Recorded data:
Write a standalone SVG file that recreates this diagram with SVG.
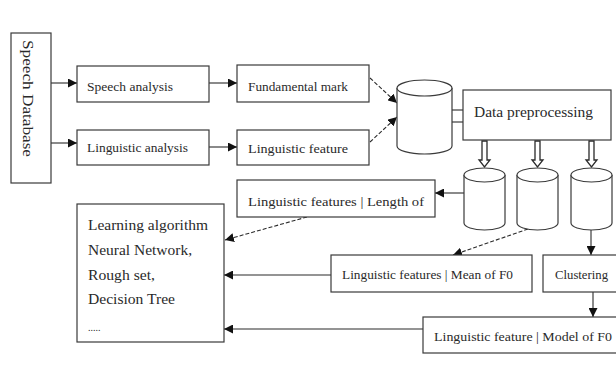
<svg xmlns="http://www.w3.org/2000/svg" width="616" height="379" viewBox="0 0 616 379">
<defs>
<style>
.box{fill:#fff;stroke:#3a3a3a;stroke-width:1.2}
.cyl{fill:#fff;stroke:#3a3a3a;stroke-width:1.2}
.t{font-family:"Liberation Serif","Times New Roman",serif;fill:#2a2a2a}
.s{font-size:12px}
.m{font-size:14px}
.c{stroke:#2a2a2a;stroke-width:1.1;fill:none}
.d{stroke-dasharray:4 2}
.blk{fill:#fff;stroke:#2a2a2a;stroke-width:1.3}
</style>
<marker id="ah" viewBox="0 0 10 10" refX="10" refY="5" markerWidth="9" markerHeight="9" markerUnits="userSpaceOnUse" orient="auto">
<path d="M0,0 L10,5 L0,10 z" fill="#111"/>
</marker>
</defs>
<rect width="616" height="379" fill="#fff"/>

<g id="connectors">
<line class="c" x1="51" y1="83" x2="77" y2="83" marker-end="url(#ah)"/>
<line class="c" x1="51" y1="143" x2="77" y2="143" marker-end="url(#ah)"/>
<line class="c" x1="209" y1="83" x2="237" y2="83" marker-end="url(#ah)"/>
<line class="c" x1="209" y1="147" x2="237" y2="147" marker-end="url(#ah)"/>
<line class="c d" x1="370" y1="78" x2="397" y2="103" marker-end="url(#ah)"/>
<line class="c d" x1="370" y1="142" x2="397" y2="117" marker-end="url(#ah)"/>
<line class="c" x1="452" y1="110" x2="463" y2="110"/>
<line class="c" x1="452" y1="122" x2="463" y2="122"/>
<path class="blk" d="M482,141 L482,160 L479,160 L484.5,167 L490,160 L487,160 L487,141 z"/>
<path class="blk" d="M535,141 L535,160 L532,160 L537.5,167 L543,160 L540,160 L540,141 z"/>
<path class="blk" d="M589,141 L589,160 L586,160 L591.5,167 L597,160 L594,160 L594,141 z"/>
<line class="c" x1="464" y1="193" x2="435" y2="193" marker-end="url(#ah)"/>
<line class="c d" x1="307" y1="217" x2="225" y2="240" marker-end="url(#ah)"/>
<line class="c d" x1="528" y1="229" x2="453" y2="255" marker-end="url(#ah)"/>
<line class="c" x1="331" y1="275" x2="224" y2="275" marker-end="url(#ah)"/>
<line class="c" x1="591" y1="230" x2="591" y2="255" marker-end="url(#ah)"/>
<line class="c" x1="593" y1="292" x2="593" y2="317" marker-end="url(#ah)"/>
<line class="c" x1="423" y1="329" x2="224" y2="329" marker-end="url(#ah)"/>
</g>

<g id="speech-database">
<rect class="box" x="11" y="33" width="40" height="150"/>
<text class="t m" transform="translate(23,40) rotate(90)" textLength="117" lengthAdjust="spacingAndGlyphs">Speech Database</text>
</g>
<g id="speech-analysis">
<rect class="box" x="77" y="66" width="132" height="36"/>
<text class="t s" x="87" y="91" textLength="86" lengthAdjust="spacingAndGlyphs">Speech analysis</text>
</g>
<g id="linguistic-analysis">
<rect class="box" x="77" y="130" width="132" height="35"/>
<text class="t s" x="87" y="152" textLength="101" lengthAdjust="spacingAndGlyphs">Linguistic analysis</text>
</g>
<g id="fundamental-mark">
<rect class="box" x="237" y="65" width="132" height="37"/>
<text class="t s" x="248" y="91" textLength="100" lengthAdjust="spacingAndGlyphs">Fundamental mark</text>
</g>
<g id="linguistic-feature">
<rect class="box" x="237" y="130" width="132" height="35"/>
<text class="t s" x="248" y="153" textLength="100" lengthAdjust="spacingAndGlyphs">Linguistic feature</text>
</g>
<g id="database">
<path class="cyl" d="M397,88 A27.5,8 0 0 1 452,88 L452,146 A27.5,8 0 0 1 397,146 z"/>
<path class="cyl" d="M397,88 A27.5,8 0 0 0 452,88"/>
</g>
<g id="data-preprocessing">
<rect class="box" x="463" y="90" width="148" height="50"/>
<text class="t m" x="474" y="117" textLength="119" lengthAdjust="spacingAndGlyphs">Data preprocessing</text>
</g>
<g id="db1">
<path class="cyl" d="M464,175 A20.5,7 0 0 1 505,175 L505,223 A20.5,7 0 0 1 464,223 z"/>
<path class="cyl" d="M464,175 A20.5,7 0 0 0 505,175"/>
</g>
<g id="db2">
<path class="cyl" d="M517,175 A20.5,7 0 0 1 558,175 L558,223 A20.5,7 0 0 1 517,223 z"/>
<path class="cyl" d="M517,175 A20.5,7 0 0 0 558,175"/>
</g>
<g id="db3">
<path class="cyl" d="M571,175 A20.5,7 0 0 1 612,175 L612,223 A20.5,7 0 0 1 571,223 z"/>
<path class="cyl" d="M571,175 A20.5,7 0 0 0 612,175"/>
</g>
<g id="length-box">
<rect class="box" x="237" y="180" width="198" height="37"/>
<text class="t s" x="248" y="206" textLength="176" lengthAdjust="spacingAndGlyphs">Linguistic features | Length of</text>
</g>
<g id="learning-algorithm">
<rect class="box" x="77" y="204" width="147" height="138"/>
<text class="t m" x="88" y="230" textLength="120" lengthAdjust="spacingAndGlyphs">Learning algorithm</text>
<text class="t m" x="88" y="255" textLength="104" lengthAdjust="spacingAndGlyphs">Neural Network,</text>
<text class="t m" x="88" y="280" textLength="67" lengthAdjust="spacingAndGlyphs">Rough set,</text>
<text class="t m" x="88" y="304" textLength="87" lengthAdjust="spacingAndGlyphs">Decision Tree</text>
<text class="t" x="88" y="331" font-size="10">.....</text>
</g>
<g id="mean-box">
<rect class="box" x="331" y="255" width="201" height="37"/>
<text class="t s" x="342" y="279" textLength="171" lengthAdjust="spacingAndGlyphs">Linguistic features | Mean of F0</text>
</g>
<g id="clustering">
<rect class="box" x="543" y="255" width="80" height="37"/>
<text class="t s" x="555" y="279" textLength="53" lengthAdjust="spacingAndGlyphs">Clustering</text>
</g>
<g id="model-box">
<rect class="box" x="423" y="317" width="200" height="36"/>
<text class="t s" x="434" y="341" textLength="178" lengthAdjust="spacingAndGlyphs">Linguistic feature | Model of F0</text>
</g>
</svg>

Exercise prompt:
Return all of the data exactly as written, and drop the pictures.

Written answer:
Write a standalone SVG file that recreates this diagram with SVG.
<svg xmlns="http://www.w3.org/2000/svg" width="616" height="379" viewBox="0 0 616 379">
<defs>
<style>
.box{fill:#fff;stroke:#3a3a3a;stroke-width:1.2}
.cyl{fill:#fff;stroke:#3a3a3a;stroke-width:1.2}
.t{font-family:"Liberation Serif","Times New Roman",serif;fill:#2a2a2a}
.s{font-size:12px}
.m{font-size:14px}
.c{stroke:#2a2a2a;stroke-width:1.1;fill:none}
.d{stroke-dasharray:4 2}
.blk{fill:#fff;stroke:#2a2a2a;stroke-width:1.3}
</style>
<marker id="ah" viewBox="0 0 10 10" refX="10" refY="5" markerWidth="9" markerHeight="9" markerUnits="userSpaceOnUse" orient="auto">
<path d="M0,0 L10,5 L0,10 z" fill="#111"/>
</marker>
</defs>
<rect width="616" height="379" fill="#fff"/>

<g id="connectors">
<line class="c" x1="51" y1="83" x2="77" y2="83" marker-end="url(#ah)"/>
<line class="c" x1="51" y1="143" x2="77" y2="143" marker-end="url(#ah)"/>
<line class="c" x1="209" y1="83" x2="237" y2="83" marker-end="url(#ah)"/>
<line class="c" x1="209" y1="147" x2="237" y2="147" marker-end="url(#ah)"/>
<line class="c d" x1="370" y1="78" x2="397" y2="103" marker-end="url(#ah)"/>
<line class="c d" x1="370" y1="142" x2="397" y2="117" marker-end="url(#ah)"/>
<line class="c" x1="452" y1="110" x2="463" y2="110"/>
<line class="c" x1="452" y1="122" x2="463" y2="122"/>
<path class="blk" d="M482,141 L482,160 L479,160 L484.5,167 L490,160 L487,160 L487,141 z"/>
<path class="blk" d="M535,141 L535,160 L532,160 L537.5,167 L543,160 L540,160 L540,141 z"/>
<path class="blk" d="M589,141 L589,160 L586,160 L591.5,167 L597,160 L594,160 L594,141 z"/>
<line class="c" x1="464" y1="193" x2="435" y2="193" marker-end="url(#ah)"/>
<line class="c d" x1="307" y1="217" x2="225" y2="240" marker-end="url(#ah)"/>
<line class="c d" x1="528" y1="229" x2="453" y2="255" marker-end="url(#ah)"/>
<line class="c" x1="331" y1="275" x2="224" y2="275" marker-end="url(#ah)"/>
<line class="c" x1="591" y1="230" x2="591" y2="255" marker-end="url(#ah)"/>
<line class="c" x1="593" y1="292" x2="593" y2="317" marker-end="url(#ah)"/>
<line class="c" x1="423" y1="329" x2="224" y2="329" marker-end="url(#ah)"/>
</g>

<g id="speech-database">
<rect class="box" x="11" y="33" width="40" height="150"/>
<text class="t m" transform="translate(23,40) rotate(90)" textLength="117" lengthAdjust="spacingAndGlyphs">Speech Database</text>
</g>
<g id="speech-analysis">
<rect class="box" x="77" y="66" width="132" height="36"/>
<text class="t s" x="87" y="91" textLength="86" lengthAdjust="spacingAndGlyphs">Speech analysis</text>
</g>
<g id="linguistic-analysis">
<rect class="box" x="77" y="130" width="132" height="35"/>
<text class="t s" x="87" y="152" textLength="101" lengthAdjust="spacingAndGlyphs">Linguistic analysis</text>
</g>
<g id="fundamental-mark">
<rect class="box" x="237" y="65" width="132" height="37"/>
<text class="t s" x="248" y="91" textLength="100" lengthAdjust="spacingAndGlyphs">Fundamental mark</text>
</g>
<g id="linguistic-feature">
<rect class="box" x="237" y="130" width="132" height="35"/>
<text class="t s" x="248" y="153" textLength="100" lengthAdjust="spacingAndGlyphs">Linguistic feature</text>
</g>
<g id="database">
<path class="cyl" d="M397,88 A27.5,8 0 0 1 452,88 L452,146 A27.5,8 0 0 1 397,146 z"/>
<path class="cyl" d="M397,88 A27.5,8 0 0 0 452,88"/>
</g>
<g id="data-preprocessing">
<rect class="box" x="463" y="90" width="148" height="50"/>
<text class="t m" x="474" y="117" textLength="119" lengthAdjust="spacingAndGlyphs">Data preprocessing</text>
</g>
<g id="db1">
<path class="cyl" d="M464,175 A20.5,7 0 0 1 505,175 L505,223 A20.5,7 0 0 1 464,223 z"/>
<path class="cyl" d="M464,175 A20.5,7 0 0 0 505,175"/>
</g>
<g id="db2">
<path class="cyl" d="M517,175 A20.5,7 0 0 1 558,175 L558,223 A20.5,7 0 0 1 517,223 z"/>
<path class="cyl" d="M517,175 A20.5,7 0 0 0 558,175"/>
</g>
<g id="db3">
<path class="cyl" d="M571,175 A20.5,7 0 0 1 612,175 L612,223 A20.5,7 0 0 1 571,223 z"/>
<path class="cyl" d="M571,175 A20.5,7 0 0 0 612,175"/>
</g>
<g id="length-box">
<rect class="box" x="237" y="180" width="198" height="37"/>
<text class="t s" x="248" y="206" textLength="176" lengthAdjust="spacingAndGlyphs">Linguistic features | Length of</text>
</g>
<g id="learning-algorithm">
<rect class="box" x="77" y="204" width="147" height="138"/>
<text class="t m" x="88" y="230" textLength="120" lengthAdjust="spacingAndGlyphs">Learning algorithm</text>
<text class="t m" x="88" y="255" textLength="104" lengthAdjust="spacingAndGlyphs">Neural Network,</text>
<text class="t m" x="88" y="280" textLength="67" lengthAdjust="spacingAndGlyphs">Rough set,</text>
<text class="t m" x="88" y="304" textLength="87" lengthAdjust="spacingAndGlyphs">Decision Tree</text>
<text class="t" x="88" y="331" font-size="10">.....</text>
</g>
<g id="mean-box">
<rect class="box" x="331" y="255" width="201" height="37"/>
<text class="t s" x="342" y="279" textLength="171" lengthAdjust="spacingAndGlyphs">Linguistic features | Mean of F0</text>
</g>
<g id="clustering">
<rect class="box" x="543" y="255" width="80" height="37"/>
<text class="t s" x="555" y="279" textLength="53" lengthAdjust="spacingAndGlyphs">Clustering</text>
</g>
<g id="model-box">
<rect class="box" x="423" y="317" width="200" height="36"/>
<text class="t s" x="434" y="341" textLength="178" lengthAdjust="spacingAndGlyphs">Linguistic feature | Model of F0</text>
</g>
</svg>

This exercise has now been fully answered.